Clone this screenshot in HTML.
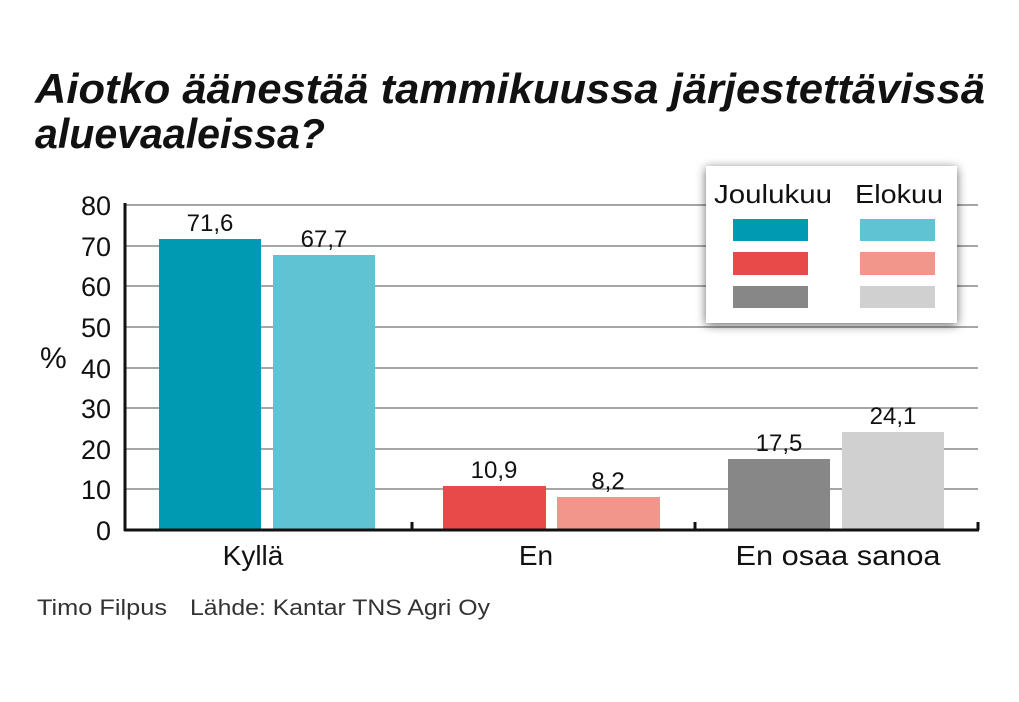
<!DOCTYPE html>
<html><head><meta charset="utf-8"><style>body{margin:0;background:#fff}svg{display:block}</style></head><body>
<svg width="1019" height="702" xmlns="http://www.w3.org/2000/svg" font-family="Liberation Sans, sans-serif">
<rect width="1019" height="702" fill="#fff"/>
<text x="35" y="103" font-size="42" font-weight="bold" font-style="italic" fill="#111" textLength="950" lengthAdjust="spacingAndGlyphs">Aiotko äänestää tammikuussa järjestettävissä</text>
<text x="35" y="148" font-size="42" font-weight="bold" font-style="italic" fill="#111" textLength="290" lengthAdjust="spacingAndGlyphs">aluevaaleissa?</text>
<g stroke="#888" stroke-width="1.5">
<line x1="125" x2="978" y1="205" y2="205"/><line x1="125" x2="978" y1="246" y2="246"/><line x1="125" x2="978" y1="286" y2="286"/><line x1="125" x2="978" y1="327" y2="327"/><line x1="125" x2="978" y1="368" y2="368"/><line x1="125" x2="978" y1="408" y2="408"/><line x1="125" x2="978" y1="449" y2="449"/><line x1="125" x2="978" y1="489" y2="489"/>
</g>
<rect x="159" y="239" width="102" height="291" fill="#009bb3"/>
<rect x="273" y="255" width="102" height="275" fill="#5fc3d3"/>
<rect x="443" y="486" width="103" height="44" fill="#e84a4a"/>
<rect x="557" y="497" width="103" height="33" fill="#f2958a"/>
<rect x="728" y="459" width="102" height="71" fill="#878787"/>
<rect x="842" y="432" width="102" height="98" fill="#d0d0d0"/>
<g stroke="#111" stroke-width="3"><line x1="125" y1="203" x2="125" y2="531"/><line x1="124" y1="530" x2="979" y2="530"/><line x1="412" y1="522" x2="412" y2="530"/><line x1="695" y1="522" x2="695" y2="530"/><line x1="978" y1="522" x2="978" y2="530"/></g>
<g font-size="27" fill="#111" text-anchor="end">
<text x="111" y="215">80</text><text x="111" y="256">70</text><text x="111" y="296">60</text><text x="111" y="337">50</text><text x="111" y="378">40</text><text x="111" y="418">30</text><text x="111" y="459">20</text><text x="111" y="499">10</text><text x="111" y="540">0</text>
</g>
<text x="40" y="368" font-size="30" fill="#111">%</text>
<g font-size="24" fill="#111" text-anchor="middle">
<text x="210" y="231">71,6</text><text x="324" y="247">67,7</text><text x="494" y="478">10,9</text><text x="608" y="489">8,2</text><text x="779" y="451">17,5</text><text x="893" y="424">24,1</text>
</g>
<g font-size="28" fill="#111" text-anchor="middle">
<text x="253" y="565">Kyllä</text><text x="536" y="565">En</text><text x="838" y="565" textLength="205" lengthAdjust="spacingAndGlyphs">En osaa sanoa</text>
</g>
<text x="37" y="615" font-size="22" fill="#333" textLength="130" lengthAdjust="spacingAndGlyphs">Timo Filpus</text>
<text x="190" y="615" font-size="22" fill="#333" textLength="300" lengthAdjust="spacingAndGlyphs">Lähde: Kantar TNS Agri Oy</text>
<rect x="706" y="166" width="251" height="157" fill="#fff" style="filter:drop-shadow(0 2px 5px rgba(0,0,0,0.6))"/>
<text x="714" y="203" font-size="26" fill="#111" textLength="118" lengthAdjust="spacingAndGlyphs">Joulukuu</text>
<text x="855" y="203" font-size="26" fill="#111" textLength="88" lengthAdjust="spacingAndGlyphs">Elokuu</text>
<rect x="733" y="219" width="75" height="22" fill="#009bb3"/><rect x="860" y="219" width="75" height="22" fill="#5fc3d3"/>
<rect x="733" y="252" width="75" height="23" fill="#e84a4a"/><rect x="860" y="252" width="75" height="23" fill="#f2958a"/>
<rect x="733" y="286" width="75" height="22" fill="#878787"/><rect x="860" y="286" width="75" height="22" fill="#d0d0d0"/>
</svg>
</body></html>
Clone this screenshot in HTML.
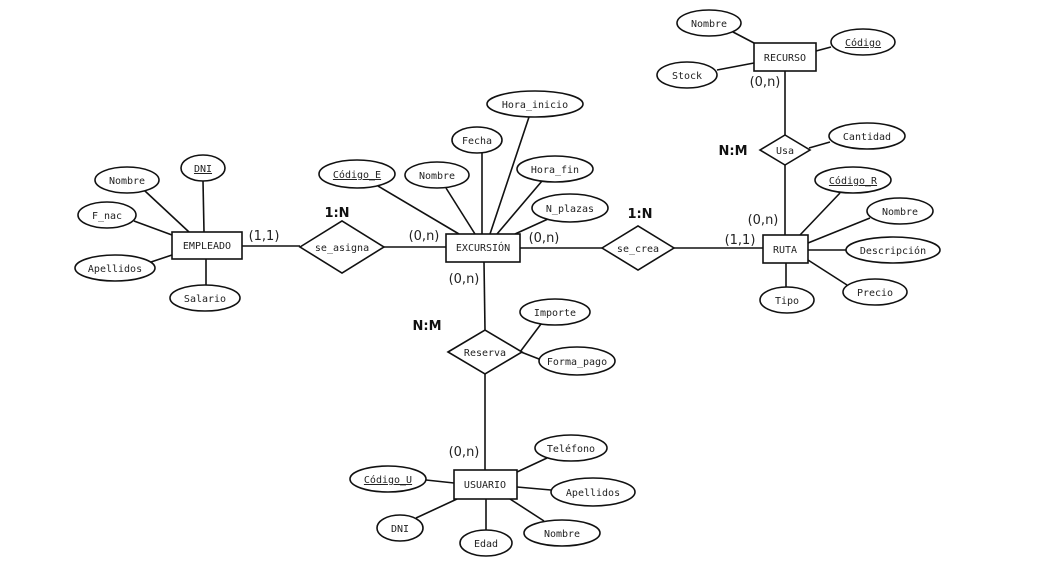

- - - - - - -

Set problem: Pictures in the records should not appear in your copy, but everything else must be transcribed exactly.

Answer:
Clone this screenshot in HTML.
<!DOCTYPE html>
<html><head><meta charset="utf-8"><style>body{margin:0;background:#fff}svg{display:block}</style></head><body>
<svg width="1019" height="702" xmlns="http://www.w3.org/2000/svg" font-family="Liberation Sans, sans-serif">
<rect width="1019" height="702" fill="#fff"/>
<text x="35" y="103" font-size="42" font-weight="bold" font-style="italic" fill="#111" textLength="950" lengthAdjust="spacingAndGlyphs">Aiotko äänestää tammikuussa järjestettävissä</text>
<text x="35" y="148" font-size="42" font-weight="bold" font-style="italic" fill="#111" textLength="290" lengthAdjust="spacingAndGlyphs">aluevaaleissa?</text>
<g stroke="#888" stroke-width="1.5">
<line x1="125" x2="978" y1="205" y2="205"/><line x1="125" x2="978" y1="246" y2="246"/><line x1="125" x2="978" y1="286" y2="286"/><line x1="125" x2="978" y1="327" y2="327"/><line x1="125" x2="978" y1="368" y2="368"/><line x1="125" x2="978" y1="408" y2="408"/><line x1="125" x2="978" y1="449" y2="449"/><line x1="125" x2="978" y1="489" y2="489"/>
</g>
<rect x="159" y="239" width="102" height="291" fill="#009bb3"/>
<rect x="273" y="255" width="102" height="275" fill="#5fc3d3"/>
<rect x="443" y="486" width="103" height="44" fill="#e84a4a"/>
<rect x="557" y="497" width="103" height="33" fill="#f2958a"/>
<rect x="728" y="459" width="102" height="71" fill="#878787"/>
<rect x="842" y="432" width="102" height="98" fill="#d0d0d0"/>
<g stroke="#111" stroke-width="3"><line x1="125" y1="203" x2="125" y2="531"/><line x1="124" y1="530" x2="979" y2="530"/><line x1="412" y1="522" x2="412" y2="530"/><line x1="695" y1="522" x2="695" y2="530"/><line x1="978" y1="522" x2="978" y2="530"/></g>
<g font-size="27" fill="#111" text-anchor="end">
<text x="111" y="215">80</text><text x="111" y="256">70</text><text x="111" y="296">60</text><text x="111" y="337">50</text><text x="111" y="378">40</text><text x="111" y="418">30</text><text x="111" y="459">20</text><text x="111" y="499">10</text><text x="111" y="540">0</text>
</g>
<text x="40" y="368" font-size="30" fill="#111">%</text>
<g font-size="24" fill="#111" text-anchor="middle">
<text x="210" y="231">71,6</text><text x="324" y="247">67,7</text><text x="494" y="478">10,9</text><text x="608" y="489">8,2</text><text x="779" y="451">17,5</text><text x="893" y="424">24,1</text>
</g>
<g font-size="28" fill="#111" text-anchor="middle">
<text x="253" y="565">Kyllä</text><text x="536" y="565">En</text><text x="838" y="565" textLength="205" lengthAdjust="spacingAndGlyphs">En osaa sanoa</text>
</g>
<text x="37" y="615" font-size="22" fill="#333" textLength="130" lengthAdjust="spacingAndGlyphs">Timo Filpus</text>
<text x="190" y="615" font-size="22" fill="#333" textLength="300" lengthAdjust="spacingAndGlyphs">Lähde: Kantar TNS Agri Oy</text>
<rect x="706" y="166" width="251" height="157" fill="#fff" style="filter:drop-shadow(0 2px 5px rgba(0,0,0,0.6))"/>
<text x="714" y="203" font-size="26" fill="#111" textLength="118" lengthAdjust="spacingAndGlyphs">Joulukuu</text>
<text x="855" y="203" font-size="26" fill="#111" textLength="88" lengthAdjust="spacingAndGlyphs">Elokuu</text>
<rect x="733" y="219" width="75" height="22" fill="#009bb3"/><rect x="860" y="219" width="75" height="22" fill="#5fc3d3"/>
<rect x="733" y="252" width="75" height="23" fill="#e84a4a"/><rect x="860" y="252" width="75" height="23" fill="#f2958a"/>
<rect x="733" y="286" width="75" height="22" fill="#878787"/><rect x="860" y="286" width="75" height="22" fill="#d0d0d0"/>
</svg>
</body></html>
Clone this screenshot in HTML.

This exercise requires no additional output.